**PROMPT:** Give back, word for word, only the lines from the opening of the records through the one with "fill=looporange, below=50.5pt of". Pictures stay out.

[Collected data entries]

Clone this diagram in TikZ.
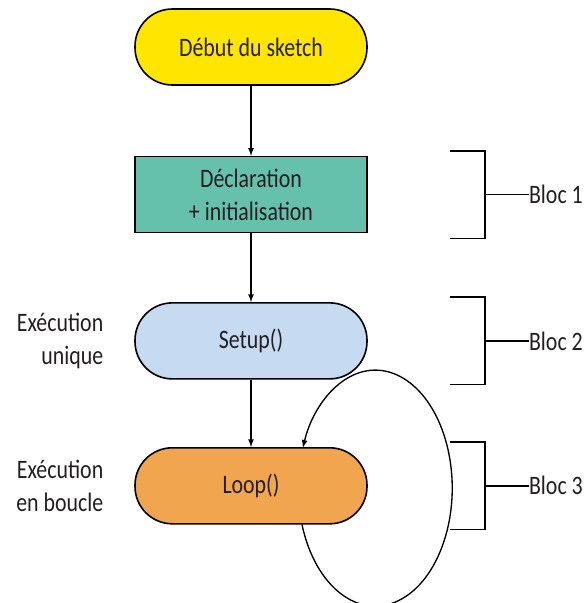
\documentclass[tikz,border=0pt]{standalone}
\usepackage{fontspec}
\setmainfont[FakeStretch=0.82]{Carlito}
\usepackage{xcolor}
\usepackage{tikz}
\usetikzlibrary{arrows, positioning}

\definecolor{startyellow}{HTML}{FFE600}
\definecolor{decltea}{HTML}{66C1AC}
\definecolor{setupblue}{HTML}{C6DBF2}
\definecolor{looporange}{HTML}{F2A54F}
\definecolor{inkgray}{HTML}{231F20}

\begin{document}
\begin{tikzpicture}[
    x=0.75pt, y=-0.75pt,
    node distance=52.5pt,
    font=\fontsize{20}{25}\selectfont,
    every node/.style={text=inkgray},
    term/.style={rectangle, rounded corners=28pt, draw, line width=1.2pt, minimum width=174pt, minimum height=57pt, align=center},
    box/.style={rectangle, draw, line width=1.2pt, minimum width=174pt, minimum height=57pt, align=center},
    side/.style={align=right, inner sep=0pt},
    blocl/.style={anchor=west, inner sep=0pt},
    arrow/.style={->, >=latex, line width=1pt},
    bracket/.style={line width=1.2pt}
]
\useasboundingbox (0,0) rectangle (584,603);

\node[term, fill=startyellow] (start) at (251,47) {Début du sketch};
\node[box, fill=decltea, below=of start] (decl) {Déclaration\\+ initialisation};
\node[term, fill=setupblue, below=51.5pt of decl] (setup) {Setup()};
\node[term, fill=looporange, below=50.5pt of setup] (loop) {Loop()};

\node[side, left=23pt of setup] (once) {Exécution\\unique};
\node[side, left=23pt of loop] (again) {Exécution\\en boucle};

\draw[arrow] (start) -- (decl);
\draw[arrow] (decl) -- (setup);
\draw[arrow] (setup) -- (loop);

% loop back
\coordinate (ls) at ([shift={(51,0)}]loop.south);
\draw[arrow] (ls) arc[start angle=198, end angle=520, x radius=57.75pt, y radius=88.5pt];

% brackets
\foreach \n/\i in {decl/1, setup/2, loop/3}{
  \draw[bracket] ([shift={(82,-5)}]\n.north east) -- ++(35,0) -- ([shift={(117,5)}]\n.south east) -- ++(-35,0);
  \node[blocl] (bloc\i) at ([shift={(161,0)}]\n.east) {Bloc \i};
  \draw[bracket] ([shift={(117,0)}]\n.east) -- (bloc\i.west);
}

\end{tikzpicture}
\end{document}
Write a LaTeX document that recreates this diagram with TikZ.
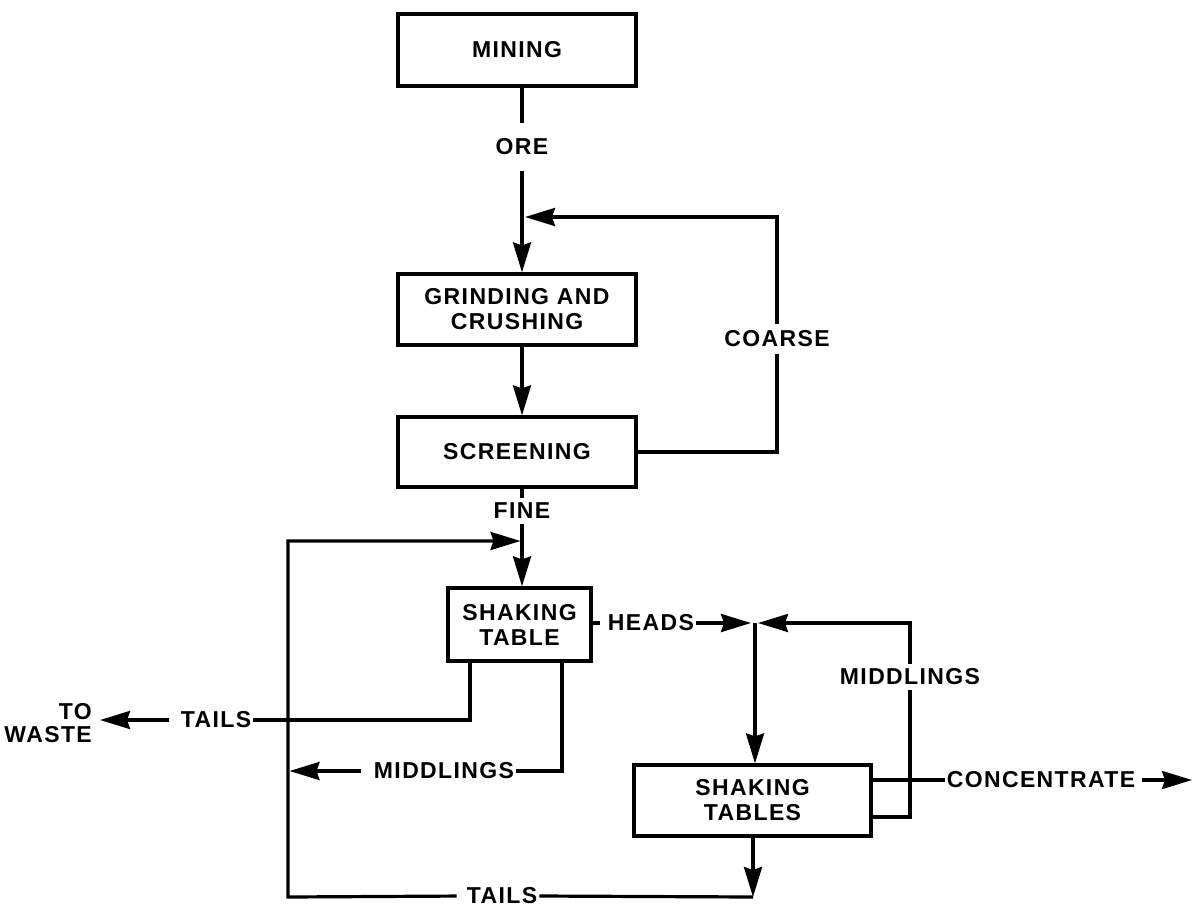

**RESPONSE TO THIS EXERCISE:**
Clone this diagram in TikZ.
\documentclass[tikz,border=0pt]{standalone}
\usepackage{fontspec}
\setmainfont[FakeStretch=0.82]{Carlito}
\usepackage{xcolor}
\usepackage{tikz}
\usetikzlibrary{arrows, positioning}

\definecolor{startyellow}{HTML}{FFE600}
\definecolor{decltea}{HTML}{66C1AC}
\definecolor{setupblue}{HTML}{C6DBF2}
\definecolor{looporange}{HTML}{F2A54F}
\definecolor{inkgray}{HTML}{231F20}

\begin{document}
\begin{tikzpicture}[
    x=0.75pt, y=-0.75pt,
    node distance=52.5pt,
    font=\fontsize{20}{25}\selectfont,
    every node/.style={text=inkgray},
    term/.style={rectangle, rounded corners=28pt, draw, line width=1.2pt, minimum width=174pt, minimum height=57pt, align=center},
    box/.style={rectangle, draw, line width=1.2pt, minimum width=174pt, minimum height=57pt, align=center},
    side/.style={align=right, inner sep=0pt},
    blocl/.style={anchor=west, inner sep=0pt},
    arrow/.style={->, >=latex, line width=1pt},
    bracket/.style={line width=1.2pt}
]
\useasboundingbox (0,0) rectangle (584,603);

\node[term, fill=startyellow] (start) at (251,47) {Début du sketch};
\node[box, fill=decltea, below=of start] (decl) {Déclaration\\+ initialisation};
\node[term, fill=setupblue, below=51.5pt of decl] (setup) {Setup()};
\node[term, fill=looporange, below=50.5pt of setup] (loop) {Loop()};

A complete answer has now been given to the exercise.